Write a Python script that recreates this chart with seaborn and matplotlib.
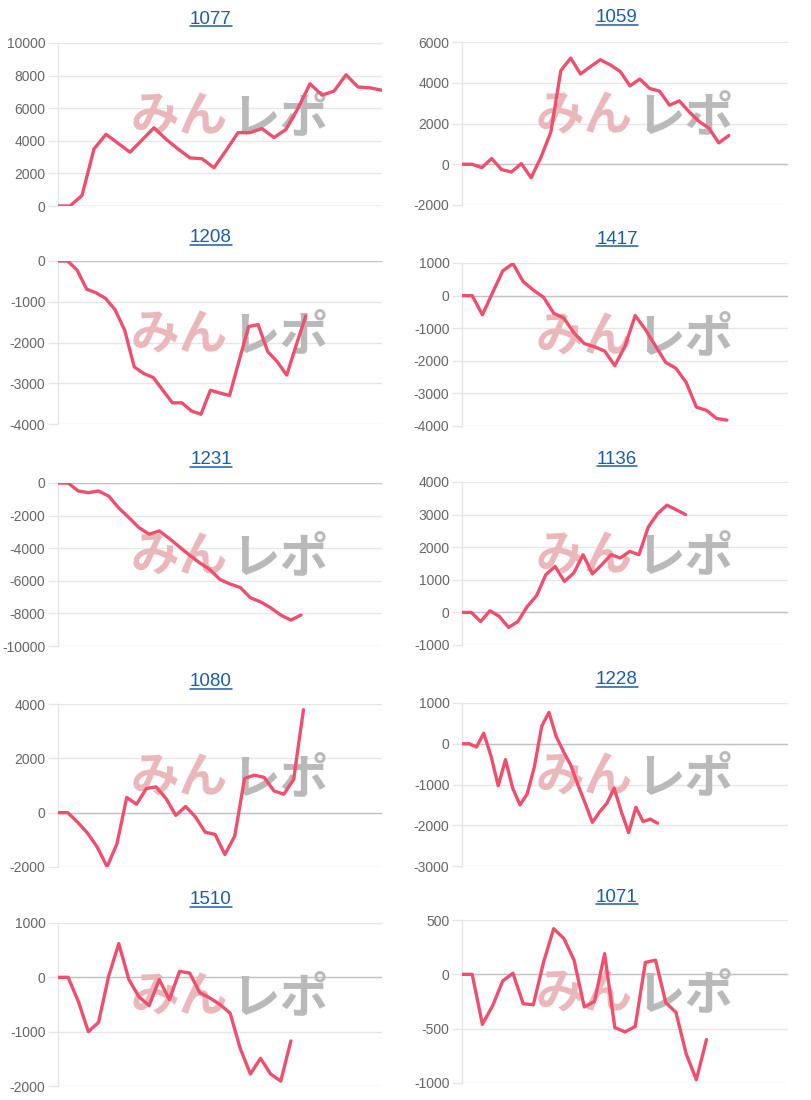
import matplotlib.pyplot as plt
from matplotlib.lines import Line2D
import pandas as pd
import seaborn as sns

sns.set_theme(style='white')
plt.rcParams['font.family'] = ['Liberation Sans', 'Noto Sans CJK JP', 'DejaVu Sans']

# Machine numbers, read left to right, top to bottom
titles = ['1077', '1059', '1208', '1417', '1231', '1136', '1080', '1228', '1510', '1071']

# Number of x slots each chart has (the lines stop before the end on most)
n_slots = [28, 34, 35, 33, 33, 36, 34, 46, 33, 33]

# Running totals
v1077 = [0, 0, 650, 3500, 4400, 3850, 3300, 4050, 4800, 4100, 3500, 2950, 2900,
         2350, 3400, 4500, 4500, 4750, 4200, 4700, 6000, 7500, 6800, 7050, 8050,
         7300, 7250, 7100]
v1059 = [0, 0, -165, 280, -260, -380, 30, -660, 350, 1590, 4590, 5210, 4430,
         4790, 5130, 4880, 4560, 3850, 4180, 3720, 3590, 2900, 3110, 2570, 2100,
         1770, 1050, 1410]
v1208 = [0, 0, -220, -690, -780, -920, -1200, -1700, -2600, -2760, -2860, -3170,
         -3480, -3480, -3680, -3760, -3170, -3240, -3300, -2450, -1610, -1560,
         -2220, -2470, -2800, -2060, -1350]
v1417 = [0, 0, -590, 90, 760, 980, 430, 170, -50, -540, -690, -1150, -1470,
         -1570, -1700, -2150, -1550, -610, -1040, -1550, -2050, -2230, -2660,
         -3420, -3520, -3770, -3820]
v1231 = [0, 0, -490, -590, -490, -800, -1530, -2120, -2740, -3140, -2940, -3410,
         -3920, -4430, -4900, -5310, -5920, -6200, -6410, -7040, -7290, -7650,
         -8100, -8410, -8100]
v1136 = [0, 0, -280, 50, -120, -460, -280, 180, 510, 1160, 1410, 950, 1210, 1770,
         1180, 1460, 1770, 1670, 1870, 1770, 2620, 3030, 3290, 3150, 3000]
v1080 = [0, 0, -350, -750, -1270, -1990, -1150, 560, 310, 890, 950, 520, -100,
         230, -160, -720, -800, -1540, -860, 1260, 1380, 1300, 800, 680, 1220, 3790]
v1228 = [0, 0, -80, 260, -300, -1030, -390, -1090, -1500, -1230, -560, 430, 770,
         180, -190, -520, -1010, -1460, -1930, -1670, -1460, -1090, -1670, -2180,
         -1560, -1910, -1850, -1950]
v1510 = [0, 0, -440, -1000, -830, 20, 620, -40, -360, -520, -40, -410, 110, 80,
         -280, -380, -500, -660, -1310, -1780, -1490, -1780, -1910, -1170]
v1071 = [0, 0, -460, -290, -60, 10, -270, -280, 110, 420, 330, 130, -300, -250,
         190, -490, -530, -480, 110, 130, -260, -350, -730, -970, -600]

series = [v1077, v1059, v1208, v1417, v1231, v1136, v1080, v1228, v1510, v1071]

# y axis (min, max, step) for each chart
y_axes = [(0, 10000, 2000), (-2000, 6000, 2000), (-4000, 0, 1000), (-4000, 1000, 1000),
          (-10000, 0, 2000), (-1000, 4000, 1000), (-2000, 4000, 2000),
          (-3000, 1000, 1000), (-2000, 1000, 1000), (-1000, 500, 500)]

W, H = 812, 1100
fig = plt.figure(figsize=(W / 100, H / 100), dpi=100, facecolor='white')

line_col = '#ef4f6d'
grid_col = '#e6e6e6'
zero_col = '#c2c2c2'

# pixel layout of the panels
col_left = [58, 462]
col_width = [324, 326]
row_top = [[43, 261, 483, 704, 923], [42, 263, 482, 703, 920]]
plot_h = 163
title_x = [211, 617]
title_y = [[19, 238, 460, 682, 900], [18, 239, 459, 680, 897]]

title_artists = []
for i, (name, vals, n, (lo, hi, step)) in enumerate(zip(titles, series, n_slots, y_axes)):
    row, col = divmod(i, 2)
    top = row_top[col][row]
    ax = fig.add_axes([col_left[col] / W, 1 - (top + plot_h) / H,
                       col_width[col] / W, plot_h / H])
    df = pd.DataFrame({'x': range(len(vals)), 'value': vals})

    # watermark
    ax.text(0.225, 0.545, 'みん', transform=ax.transAxes, ha='left', va='center',
            fontsize=35, fontweight='bold', color='#eab7ba',
            family='Noto Sans CJK JP', zorder=1)
    ax.text(0.535, 0.545, 'レポ', transform=ax.transAxes, ha='left', va='center',
            fontsize=35, fontweight='bold', color='#b9b9b9',
            family='Noto Sans CJK JP', zorder=1)

    sns.lineplot(data=df, x='x', y='value', ax=ax, color=line_col, lw=2.4, zorder=3)

    ticks = list(range(lo, hi + 1, step))
    ax.set_yticks(ticks)
    ax.set_yticklabels([str(t) for t in ticks])
    ax.set_ylim(lo, hi)
    ax.set_xlim(0, n - 1)
    ax.set_xticks([])
    ax.set_xlabel('')
    ax.set_ylabel('')

    ax.grid(axis='y', color=grid_col, lw=1)
    ax.set_axisbelow(True)
    if lo <= 0 <= hi:
        ax.axhline(0, color=zero_col, lw=1, zorder=0.6)
    for side in ['top', 'right', 'bottom']:
        ax.spines[side].set_visible(False)
    ax.spines['left'].set_color(grid_col)
    ax.spines['left'].set_linewidth(1)
    ax.tick_params(axis='y', length=7, width=1, color=grid_col,
                   labelcolor='#666666', labelsize=10, pad=2, left=True)

    t = fig.text(title_x[col] / W, 1 - title_y[col][row] / H, name,
                 ha='center', va='center', color='#1b5ea6', fontsize=13.5)
    title_artists.append(t)

# underline the titles like links
fig.canvas.draw()
renderer = fig.canvas.get_renderer()
inv = fig.transFigure.inverted()
for t in title_artists:
    bb = t.get_window_extent(renderer)
    (x0, y0), (x1, _) = inv.transform([(bb.x0, bb.y0 + 1.5), (bb.x1, bb.y0 + 1.5)])
    fig.add_artist(Line2D([x0, x1], [y0, y0], color='#1b5ea6', lw=1.1))

fig.savefig('out.png', dpi=100, facecolor='white')
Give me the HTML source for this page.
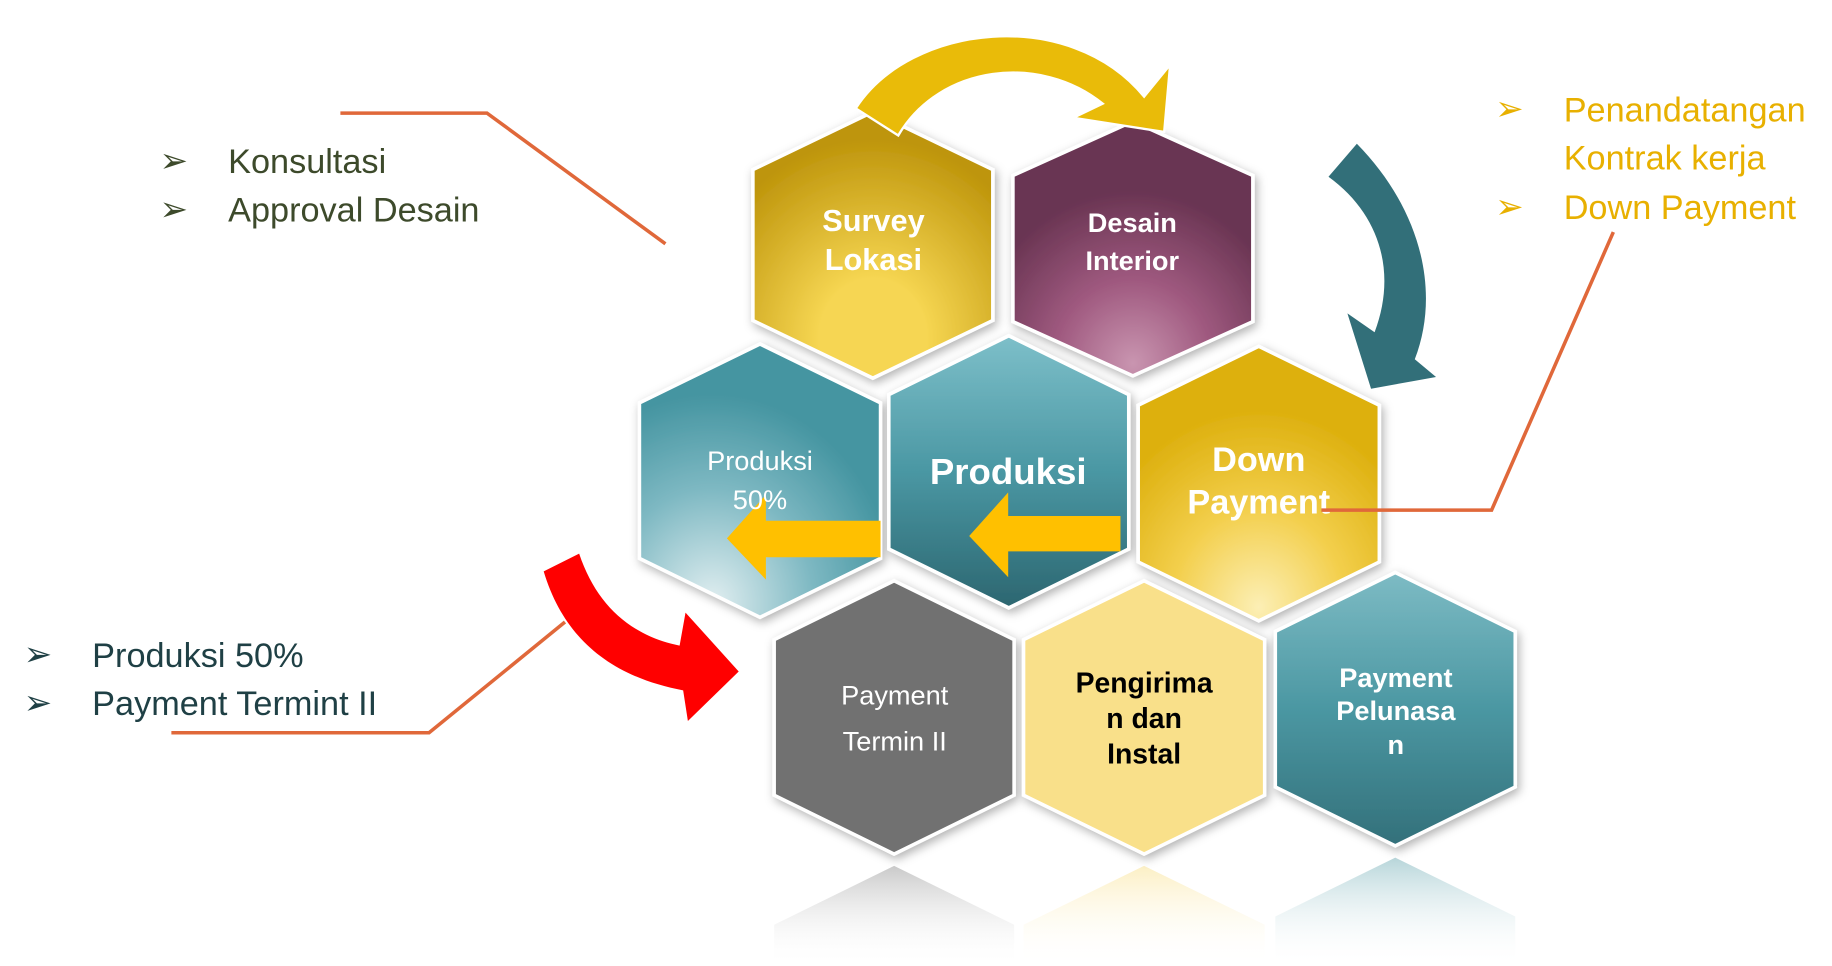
<!DOCTYPE html>
<html><head><meta charset="utf-8"><style>
html,body{margin:0;padding:0;background:#fff;width:1832px;height:966px;overflow:hidden}
svg{display:block}
text{font-family:"Liberation Sans",sans-serif}
</style></head><body>
<svg width="1832" height="966" viewBox="0 0 1550 820" preserveAspectRatio="none" xmlns="http://www.w3.org/2000/svg">
<defs>
<radialGradient id="gS" cx="0.5" cy="0.85" r="0.75"><stop offset="0.3" stop-color="#F6D652"/><stop offset="1" stop-color="#BE950B"/></radialGradient>
<radialGradient id="gD" cx="0.5" cy="0.95" r="0.8"><stop offset="0" stop-color="#C995B0"/><stop offset="0.4" stop-color="#A05A80"/><stop offset="0.85" stop-color="#693452"/></radialGradient>
<radialGradient id="gP5" cx="0.3" cy="0.95" r="0.85"><stop offset="0" stop-color="#E2EFF1"/><stop offset="0.5" stop-color="#7DB8C2"/><stop offset="0.9" stop-color="#4595A1"/></radialGradient>
<linearGradient id="gP" x1="0" y1="0" x2="0" y2="1"><stop offset="0" stop-color="#7DBFC9"/><stop offset="0.5" stop-color="#4A97A3"/><stop offset="1" stop-color="#2C6670"/></linearGradient>
<radialGradient id="gDP" cx="0.5" cy="0.95" r="0.8"><stop offset="0" stop-color="#FCEFB5"/><stop offset="0.45" stop-color="#F3CF4C"/><stop offset="0.9" stop-color="#DDB00E"/></radialGradient>
<linearGradient id="gPL" x1="0" y1="0" x2="0" y2="1"><stop offset="0" stop-color="#7DBBC4"/><stop offset="0.5" stop-color="#4B97A2"/><stop offset="1" stop-color="#33707A"/></linearGradient>
<linearGradient id="rf1" x1="0" y1="0" x2="0" y2="1"><stop offset="0" stop-color="#888" stop-opacity="0.45"/><stop offset="1" stop-color="#fff" stop-opacity="0"/></linearGradient>
<linearGradient id="rf2" x1="0" y1="0" x2="0" y2="1"><stop offset="0" stop-color="#F9E08A" stop-opacity="0.5"/><stop offset="1" stop-color="#fff" stop-opacity="0"/></linearGradient>
<linearGradient id="rf3" x1="0" y1="0" x2="0" y2="1"><stop offset="0" stop-color="#4B97A2" stop-opacity="0.4"/><stop offset="1" stop-color="#fff" stop-opacity="0"/></linearGradient>
<filter id="sh" x="-20%" y="-20%" width="140%" height="140%"><feDropShadow dx="2" dy="3" stdDeviation="4" flood-color="#000" flood-opacity="0.3"/></filter>
</defs>

<polygon points="756.5,735 858,785 858,820 655,820 655,785" fill="url(#rf1)"/>
<polygon points="968,735 1070,785 1070,820 866,820 866,785" fill="url(#rf2)"/>
<polygon points="1180.5,728 1282,778 1282,820 1079,820 1079,778" fill="url(#rf3)"/>

<g stroke="#fff" stroke-width="3" filter="url(#sh)">
<polygon points="738.5,95 840,144 840,272 738.5,321 637,272 637,144" fill="url(#gS)"/>
<polygon points="958.5,103 1060,149 1060,273 958.5,319 857,273 857,149" fill="url(#gD)"/>
<polygon points="643,292 745,342 745,474 643,524 541,474 541,342" fill="url(#gP5)"/>
<polygon points="853.5,285 955,335 955,466 853.5,516 752,466 752,335" fill="url(#gP)"/>
<polygon points="1065,294 1167,344 1167,477 1065,527 963,477 963,344" fill="url(#gDP)"/>
<polygon points="756.5,493 858,543 858,675 756.5,725 655,675 655,543" fill="#717171"/>
<polygon points="968,493 1070,543 1070,675 968,725 866,675 866,543" fill="#F9E08A"/>
<polygon points="1180.5,486 1282,536 1282,668 1180.5,718 1079,668 1079,536" fill="url(#gPL)"/>
</g>

<path d="M724,92 C770,20 905,5 968,82 L990,55 L985,112 L908,100 L933,88 C880,45 795,55 760,115 Z" fill="#E9BB09" stroke="#fff" stroke-width="2"/>
<path d="M1148,122 C1200,175 1220,245 1197,305 L1215,320 L1160,330 L1140,266 L1163,282 C1182,232 1168,182 1124,150 Z" fill="#326F79"/>
<path d="M460,485 L490,470 C505,515 535,540 575,548 L580,520 L625,570 L582,612 L578,586 C520,575 478,545 460,485 Z" fill="#FF0000"/>
<path d="M745,442 L648,442 L648,420 L615,457 L648,492 L648,473 L745,473 Z" fill="#FFC000"/>
<path d="M948,438 L853,438 L853,418 L820,455 L853,490 L853,468 L948,468 Z" fill="#FFC000"/>

<g fill="#fff" font-weight="bold" text-anchor="middle">
<text x="739" y="196" font-size="26">Survey</text>
<text x="739" y="229" font-size="26">Lokasi</text>
<text x="958" y="197" font-size="23">Desain</text>
<text x="958" y="229" font-size="23">Interior</text>
<text x="643" y="399" font-size="23" font-weight="normal">Produksi</text>
<text x="643" y="432" font-size="23" font-weight="normal">50%</text>
<text x="853" y="411" font-size="31">Produksi</text>
<text x="1065" y="400" font-size="29">Down</text>
<text x="1065" y="436" font-size="29">Payment</text>
<text x="757" y="598" font-size="23" font-weight="normal">Payment</text>
<text x="757" y="637" font-size="23" font-weight="normal">Termin II</text>
<text x="1181" y="583" font-size="23">Payment</text>
<text x="1181" y="611" font-size="23">Pelunasa</text>
<text x="1181" y="640" font-size="23">n</text>
</g>
<g fill="#000" font-weight="bold" text-anchor="middle" font-size="24">
<text x="968" y="588">Pengirima</text>
<text x="968" y="618">n dan</text>
<text x="968" y="648">Instal</text>
</g>

<g stroke="#E0683A" stroke-width="3" fill="none">
<polyline points="288,96 412,96 563,207"/>
<polyline points="1365,197 1262,433 1118,433"/>
<polyline points="145,622 363,622 478,528"/>
</g>

<g font-size="29">
<text x="135" y="146" fill="#3D4A2B">➢</text><text x="193" y="147" fill="#3D4A2B">Konsultasi</text>
<text x="135" y="187" fill="#3D4A2B">➢</text><text x="193" y="188" fill="#3D4A2B">Approval Desain</text>
<text x="1265" y="102" fill="#E8B000">➢</text><text x="1323" y="103" fill="#E8B000">Penandatangan</text>
<text x="1323" y="144" fill="#E8B000">Kontrak kerja</text>
<text x="1265" y="185" fill="#E8B000">➢</text><text x="1323" y="186" fill="#E8B000">Down Payment</text>
<text x="20" y="565" fill="#1F4045">➢</text><text x="78" y="566" fill="#1F4045">Produksi 50%</text>
<text x="20" y="606" fill="#1F4045">➢</text><text x="78" y="607" fill="#1F4045">Payment Termint II</text>
</g>
</svg>
</body></html>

→ **Your goal**
Skip the pictures, please, and transcribe only the lines from the beginning of the material through the one that contains "plt.rcParams['font.family'] = ['Liberation".

→ **Response**
Write a Python script that recreates this chart with seaborn and matplotlib.
import matplotlib.pyplot as plt
from matplotlib.lines import Line2D
import pandas as pd
import seaborn as sns

sns.set_theme(style='white')
plt.rcParams['font.family'] = ['Liberation Sans', 'Noto Sans CJK JP', 'DejaVu Sans']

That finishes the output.